Moving back to Joseph, the hermit’s only connection with the outside world is through eavesdropping on his neighbors. This is a self-serving shell of connection, a warped version of the communication practice seen in the opening scene of the film. Phone conversations are supposed to unite two people, not be a source of entertainment for an unknown spectator. Through constant exchanges with Valentine, though, Joseph begins to return and connect with the people around him. This isn’t always through pleasant means, such as when he confesses to his neighbors about his eavesdropping activities and is promptly involved in a class-action lawsuit. But Kieślowski makes it apparent that even this form of connecting with others is helping Joseph’s soul.

This complexity is what truly makes Three Colours: Red such a fascinating contemplative exercise. The entire movie is conscious of the fact that being connected with others doesn’t automatically result in pleasant dynamics nor does it prevent you from feeling painful emotions like heartbreak. But it’s still a necessary part of being alive. Our actions have consequences on others whether we realize it or not. To stuff one’s head in the sand and ignore that, as Joseph did at the start of Red, can only lead to despair.

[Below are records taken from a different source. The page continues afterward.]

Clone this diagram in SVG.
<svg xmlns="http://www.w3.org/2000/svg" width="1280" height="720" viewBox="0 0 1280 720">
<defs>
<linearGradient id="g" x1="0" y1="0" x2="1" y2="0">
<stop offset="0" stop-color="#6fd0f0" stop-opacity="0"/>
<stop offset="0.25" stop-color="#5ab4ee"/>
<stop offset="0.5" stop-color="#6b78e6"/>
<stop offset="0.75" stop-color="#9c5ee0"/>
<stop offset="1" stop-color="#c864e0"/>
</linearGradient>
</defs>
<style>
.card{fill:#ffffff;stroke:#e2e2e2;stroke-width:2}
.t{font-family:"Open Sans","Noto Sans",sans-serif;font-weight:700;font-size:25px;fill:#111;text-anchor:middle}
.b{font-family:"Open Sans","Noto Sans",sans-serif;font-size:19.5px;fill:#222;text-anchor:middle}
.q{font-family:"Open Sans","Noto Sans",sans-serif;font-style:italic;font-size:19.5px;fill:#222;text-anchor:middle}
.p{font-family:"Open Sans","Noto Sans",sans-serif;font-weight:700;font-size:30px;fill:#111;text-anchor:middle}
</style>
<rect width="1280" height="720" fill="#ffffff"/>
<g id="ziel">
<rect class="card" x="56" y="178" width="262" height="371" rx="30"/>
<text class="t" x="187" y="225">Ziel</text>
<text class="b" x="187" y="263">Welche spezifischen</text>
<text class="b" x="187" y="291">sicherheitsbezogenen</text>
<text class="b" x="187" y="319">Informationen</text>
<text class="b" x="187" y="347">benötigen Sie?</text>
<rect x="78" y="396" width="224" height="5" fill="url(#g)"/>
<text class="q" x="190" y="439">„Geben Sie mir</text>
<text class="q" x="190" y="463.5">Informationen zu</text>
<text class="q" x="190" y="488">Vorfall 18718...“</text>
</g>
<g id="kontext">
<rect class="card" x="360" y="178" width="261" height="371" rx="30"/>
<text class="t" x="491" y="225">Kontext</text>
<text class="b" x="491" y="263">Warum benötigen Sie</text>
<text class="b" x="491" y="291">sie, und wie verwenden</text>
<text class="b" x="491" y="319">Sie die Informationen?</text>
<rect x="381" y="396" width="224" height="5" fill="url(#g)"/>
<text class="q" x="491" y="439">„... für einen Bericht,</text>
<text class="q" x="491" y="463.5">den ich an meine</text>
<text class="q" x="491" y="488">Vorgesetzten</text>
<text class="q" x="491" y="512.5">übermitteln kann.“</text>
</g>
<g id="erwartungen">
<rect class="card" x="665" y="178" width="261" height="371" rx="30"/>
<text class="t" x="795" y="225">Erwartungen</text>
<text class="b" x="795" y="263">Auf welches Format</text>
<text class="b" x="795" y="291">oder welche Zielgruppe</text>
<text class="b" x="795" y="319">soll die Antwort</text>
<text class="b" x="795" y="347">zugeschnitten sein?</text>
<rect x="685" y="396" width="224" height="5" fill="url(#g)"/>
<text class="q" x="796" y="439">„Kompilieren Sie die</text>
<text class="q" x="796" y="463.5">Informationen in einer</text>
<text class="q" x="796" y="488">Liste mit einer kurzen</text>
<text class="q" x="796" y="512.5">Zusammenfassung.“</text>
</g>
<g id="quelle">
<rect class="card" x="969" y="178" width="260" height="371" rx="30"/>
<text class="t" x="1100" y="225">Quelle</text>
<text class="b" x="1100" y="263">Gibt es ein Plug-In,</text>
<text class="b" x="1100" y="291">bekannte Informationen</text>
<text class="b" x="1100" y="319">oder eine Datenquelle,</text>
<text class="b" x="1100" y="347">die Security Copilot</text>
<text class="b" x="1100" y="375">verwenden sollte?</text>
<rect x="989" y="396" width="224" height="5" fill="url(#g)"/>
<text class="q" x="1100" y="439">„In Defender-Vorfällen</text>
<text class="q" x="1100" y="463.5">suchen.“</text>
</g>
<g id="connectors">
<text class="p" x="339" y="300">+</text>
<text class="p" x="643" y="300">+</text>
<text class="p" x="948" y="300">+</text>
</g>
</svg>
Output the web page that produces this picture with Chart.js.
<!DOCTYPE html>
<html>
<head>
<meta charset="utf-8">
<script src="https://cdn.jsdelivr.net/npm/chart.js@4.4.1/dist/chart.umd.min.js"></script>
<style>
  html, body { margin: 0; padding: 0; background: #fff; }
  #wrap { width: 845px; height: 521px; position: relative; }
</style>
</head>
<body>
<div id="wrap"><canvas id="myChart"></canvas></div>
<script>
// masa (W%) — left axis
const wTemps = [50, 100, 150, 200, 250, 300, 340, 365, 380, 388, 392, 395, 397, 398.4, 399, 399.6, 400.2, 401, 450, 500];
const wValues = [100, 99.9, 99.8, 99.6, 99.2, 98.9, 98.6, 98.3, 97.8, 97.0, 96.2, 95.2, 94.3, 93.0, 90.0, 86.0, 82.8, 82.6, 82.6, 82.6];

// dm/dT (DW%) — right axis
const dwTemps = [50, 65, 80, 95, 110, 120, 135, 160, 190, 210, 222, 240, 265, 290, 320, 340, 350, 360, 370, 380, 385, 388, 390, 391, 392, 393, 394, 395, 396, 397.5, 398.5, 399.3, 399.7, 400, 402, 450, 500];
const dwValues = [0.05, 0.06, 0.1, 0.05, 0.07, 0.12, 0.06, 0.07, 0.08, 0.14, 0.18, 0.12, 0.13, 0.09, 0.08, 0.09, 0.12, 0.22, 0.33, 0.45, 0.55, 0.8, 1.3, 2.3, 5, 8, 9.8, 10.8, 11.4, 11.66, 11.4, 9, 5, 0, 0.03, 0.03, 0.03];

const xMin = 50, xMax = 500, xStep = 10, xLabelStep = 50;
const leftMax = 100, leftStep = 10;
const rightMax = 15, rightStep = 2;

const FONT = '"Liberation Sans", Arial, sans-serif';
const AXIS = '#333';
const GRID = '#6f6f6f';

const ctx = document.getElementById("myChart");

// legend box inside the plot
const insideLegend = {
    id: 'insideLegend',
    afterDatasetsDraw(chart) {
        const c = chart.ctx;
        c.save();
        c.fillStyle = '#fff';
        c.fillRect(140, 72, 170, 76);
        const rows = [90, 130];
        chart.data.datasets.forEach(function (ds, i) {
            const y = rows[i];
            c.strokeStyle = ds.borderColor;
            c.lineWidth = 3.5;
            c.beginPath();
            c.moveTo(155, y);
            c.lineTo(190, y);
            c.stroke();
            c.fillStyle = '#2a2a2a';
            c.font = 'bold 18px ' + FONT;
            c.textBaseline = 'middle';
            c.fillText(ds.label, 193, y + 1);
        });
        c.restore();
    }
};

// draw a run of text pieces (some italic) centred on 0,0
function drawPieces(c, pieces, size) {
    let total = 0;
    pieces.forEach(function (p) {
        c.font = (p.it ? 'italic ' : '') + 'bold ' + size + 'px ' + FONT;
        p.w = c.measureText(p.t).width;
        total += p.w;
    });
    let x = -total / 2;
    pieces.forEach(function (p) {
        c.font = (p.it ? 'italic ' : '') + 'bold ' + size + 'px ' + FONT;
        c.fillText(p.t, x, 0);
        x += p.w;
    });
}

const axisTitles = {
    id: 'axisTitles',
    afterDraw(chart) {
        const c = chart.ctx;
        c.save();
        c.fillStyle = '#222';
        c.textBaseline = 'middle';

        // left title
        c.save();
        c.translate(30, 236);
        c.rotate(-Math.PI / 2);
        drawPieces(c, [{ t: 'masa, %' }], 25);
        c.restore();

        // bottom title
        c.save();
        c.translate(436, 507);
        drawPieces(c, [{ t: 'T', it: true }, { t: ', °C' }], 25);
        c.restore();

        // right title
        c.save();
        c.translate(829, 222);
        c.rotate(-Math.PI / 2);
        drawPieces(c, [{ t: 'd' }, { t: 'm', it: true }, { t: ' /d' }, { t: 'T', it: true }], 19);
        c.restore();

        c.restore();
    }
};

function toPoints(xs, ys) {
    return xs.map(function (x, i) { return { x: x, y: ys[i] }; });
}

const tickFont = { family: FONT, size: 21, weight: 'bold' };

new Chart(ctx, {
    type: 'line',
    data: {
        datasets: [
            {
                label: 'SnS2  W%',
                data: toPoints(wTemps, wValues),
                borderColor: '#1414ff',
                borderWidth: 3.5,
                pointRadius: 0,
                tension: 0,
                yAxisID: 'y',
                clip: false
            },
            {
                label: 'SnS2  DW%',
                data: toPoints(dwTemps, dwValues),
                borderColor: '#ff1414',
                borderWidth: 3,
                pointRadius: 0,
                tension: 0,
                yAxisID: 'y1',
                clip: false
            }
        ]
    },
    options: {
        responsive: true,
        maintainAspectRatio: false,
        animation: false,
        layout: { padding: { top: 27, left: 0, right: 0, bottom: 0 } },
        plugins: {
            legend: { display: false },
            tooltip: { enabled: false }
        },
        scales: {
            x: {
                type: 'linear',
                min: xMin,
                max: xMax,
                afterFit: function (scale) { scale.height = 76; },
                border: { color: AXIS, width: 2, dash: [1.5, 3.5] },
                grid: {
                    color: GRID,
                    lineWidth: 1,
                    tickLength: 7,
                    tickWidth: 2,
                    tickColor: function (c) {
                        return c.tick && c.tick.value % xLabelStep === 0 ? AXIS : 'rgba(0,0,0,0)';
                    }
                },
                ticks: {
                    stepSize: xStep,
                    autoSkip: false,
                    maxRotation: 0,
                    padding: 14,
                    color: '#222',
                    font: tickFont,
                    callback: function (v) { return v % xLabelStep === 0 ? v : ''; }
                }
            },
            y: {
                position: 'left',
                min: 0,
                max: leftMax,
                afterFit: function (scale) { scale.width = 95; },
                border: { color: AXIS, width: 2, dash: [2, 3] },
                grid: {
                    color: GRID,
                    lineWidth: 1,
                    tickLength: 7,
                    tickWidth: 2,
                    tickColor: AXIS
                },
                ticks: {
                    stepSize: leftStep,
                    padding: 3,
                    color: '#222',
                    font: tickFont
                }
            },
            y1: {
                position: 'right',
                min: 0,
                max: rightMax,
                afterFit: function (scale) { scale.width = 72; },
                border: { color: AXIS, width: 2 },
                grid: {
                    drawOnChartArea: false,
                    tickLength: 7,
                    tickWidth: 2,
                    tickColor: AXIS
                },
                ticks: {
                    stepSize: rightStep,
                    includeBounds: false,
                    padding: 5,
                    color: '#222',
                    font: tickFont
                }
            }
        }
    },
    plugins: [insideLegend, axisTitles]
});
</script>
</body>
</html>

The presence of such constant underlying connections even extends to the production design, which frequently employs the color red. This is a visual trait established in the two prior entries in the Three Colours trilogy, Blue and White, which also featured a recurring color creeping into the backdrops of its respective characters. Here in Red, though, it takes on a whole new meaning as the recurring use of red is utilized to show underlying unity in these disparate characters. Their lives may seem wholly apart, but the way that the color red finds its way into all their storylines reminds the viewer that we’re all connected.

Such connections also inform the climax of Red, which sees Valentine heading off on a trip with her boyfriend to the English Channel, where Joseph’s deceased lover perished. The parallels between former and current important people in Joseph’s life aren’t the only way connections are reinforced here. That element also becomes apparent when Joseph, in the wake of discovering Valentine’s cruise ship had gotten into a terrible accident, watches video footage of survivors being guided out of the tragedy by law enforcement. To his relief, Valentine is there while the viewer also witnesses Auguste walking onto the shore alongside Valentine.

Also emerging from this wreck? The lead characters of the preceding Three Colours movies. The likes of Julie (Juliette Binoche) of Blue and Karol Karol (Zbigniew Zamachowski) from White, among other established figures, also come out soaking wet but alive. This is what has ended up providing the most concrete unity between the otherwise disparate scenarios and lives chronicled throughout the Three Colours trilogy, the fact that all the protagonists were involved in a tragedy at sea. Here in this ending, Kieślowski quietly suggests that unity between human beings can also manifest in ways far beyond our control.

There was never any hint in the preceding Three Colours titles that characters like Karol Karol would be heading out to the sea, but here they are at the end of Red, all shaken up alongside Valentine about everything that’s happened on this unforgettable day. This provides a culmination for how Kieślowski’s has spent the entirety of Red showing the various ways we’re all connected, whether it’s through phone lines, conscious choices to reach out to others, or horrific tragedies.

Connecting with other human beings is rarely easy or devoid of mess. It’s complicated and inevitably will involve your heart getting tossed around like a shoe in the washer. But to avoid those kinds of connections is to avoid living, especially in a world that, as Red’s opening scene shows, is already connected right underneath our feet. Krzysztof Kieślowski’s didn’t just make a great finale to a trilogy with Red. He also crafted an ode to the vital ways connecting with others consciously and unconsciously shapes our being.